Saturday, August 16, 2003

Sloan's Baton: Calling All Users


In the past one hundred years the car and the computer have each taken their turn carrying the tech torch in the relay of human c-changes. However, one major parallel port in this serial overlay has yet to find its general equilibrium. When it comes to cars, the history of the passing of the baton is well documented (hindsight has a way of doing that): Henry Ford standardized production (i.e. supply), while Alfred Sloan standardized the market (i.e. demand). That is, by taking Ford's special theory of 'any color car as long as it's black', and broadening it to include the different wants of the different end users (standardizing the market segments), Sloan came up with a more general theory - AKA General Motors.

In terms of the computer, we still live in the dark ages. Every eighteen months or so a new model is rolled off the assembly line; it's faster, it's more powerful, it has more features, in sum it's just plain Moore. As for the so-called underlying primer of this muscle car, you can install any operating system under the boot that you want, as long as it's Microsoft. Many people criticize Microsoft in this regard. Usually this criticism is couched in big, fancy and often technical words, but what really pisses these diehards off most is simply the company's success. Most potential and actual suitors would gladly assume the role of MS-defendant in a nanosecond.

The baton in question is metaphor for standardization. Establishing a common set of standards is essential to fully leveraging the natural synergies of any market. The problem with this metaphor in terms our current technology is that it remains a one way street. Most geeks and techies have come to believe that standardization is all about the parts and aspirations of frictionless interchangeability; if you build it they will come. Well, if you follow this muscle car logic to its natural conclusion, we'll all be driving cars that can go 0 to 60 GHz in no time flat, but are no longer street legal (practical). Come to think of it, it kind of feels like that already doesn't it? Hot-rods burning rubber and going no where fast. To be sure we are still years away from simply turning our current mix of dirt, gravel, and ash vault into some serious Indy style concrete, but my question comes back to logic, not Ford's, not Moore's, rather Sloan's.

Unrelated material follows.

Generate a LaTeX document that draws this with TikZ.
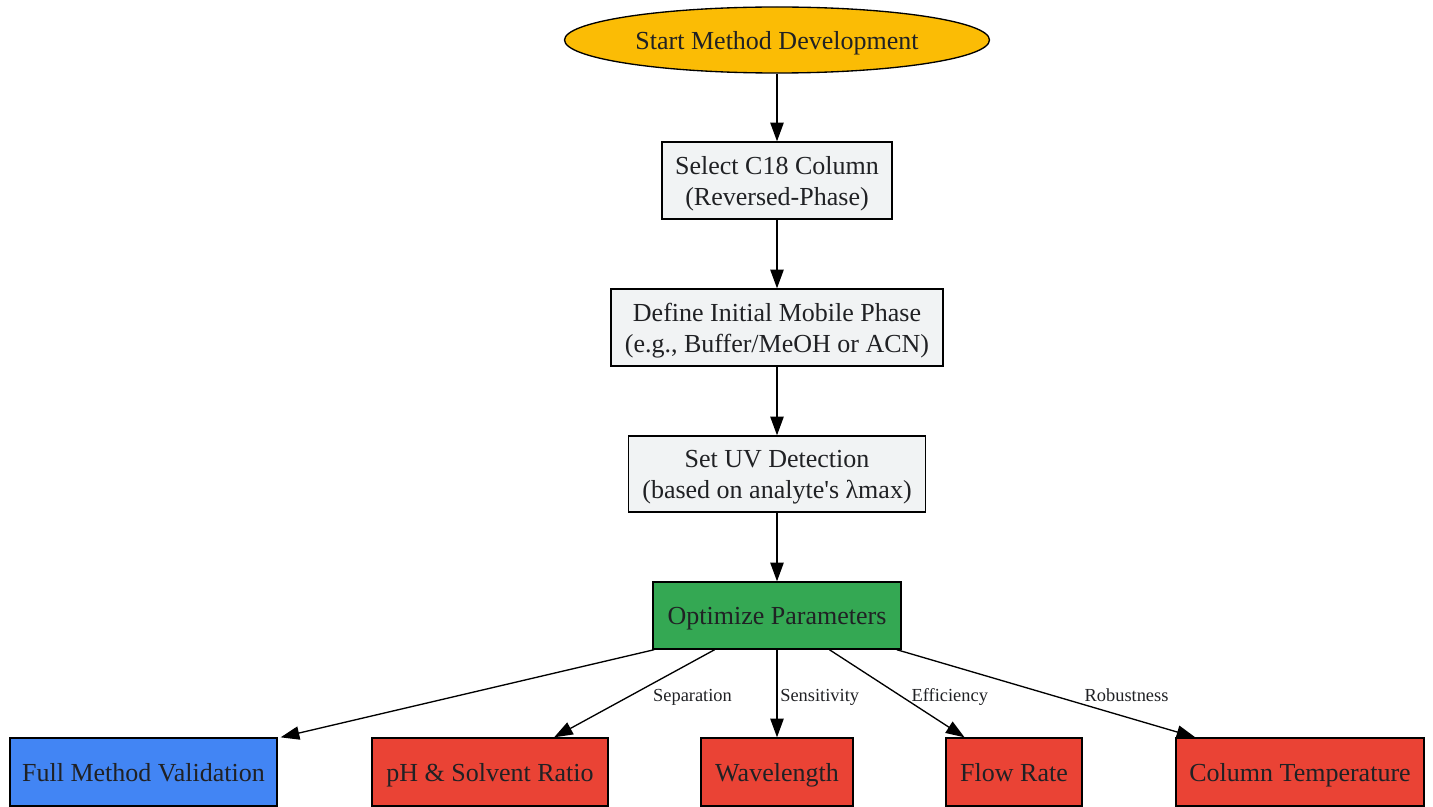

To my way of thinking, what most consumers want first and foremost from technology is reliability. If year after year you had to trade in your car because it took longer and longer to just to start, you'd probably consider taking the bus (or walking). And yet for some strange reason the very same consumer logic has yet to fully amass a comparable critical mass of resistance. No, we've become programmed to believe that it actually makes sense to keep 'upgrading' our computers and software to fix the problem, after all computers don't make mistakes, people do.

At which point it's tempting to be pulled into an acronym slinging vortex of geek-speak, however I encourage you to avoid that bunker in the sand and simply stand up for what you want, what you deserve: less, not Moore. Because until you do there is absolutely, positively no economic incentive for Microsoft or its legions of parasitic cohorts to change, nor is there any incentive for any up-and-coming Generalsofts to enter the fray. Interestingly enough Bill Gates himself stated years ago that one of his favorite books was Alfred Sloan's autobiography, My Years at General Motors. To his credit, Bill Gates is quite unlike Henry Ford; but to his debit, Microsoft is entirely like Ford.

My point is that Alfred Sloan didn't simply try and build a better assembly line than Henry Ford, he took a completely different approach, starting with a superior understanding of the user. Such an utterly basic concept, yet one that is entirely ignored by 9.3782 of 10 techies today. Nothing in this game of one-upmanship will really start to change until consumers plant the soil for change by demanding less, not Moore. The MS-fault, dear Brutus, lies not in our OS, but in our selves; Bill Gates' debit card is being financed by over extending 'our' credit.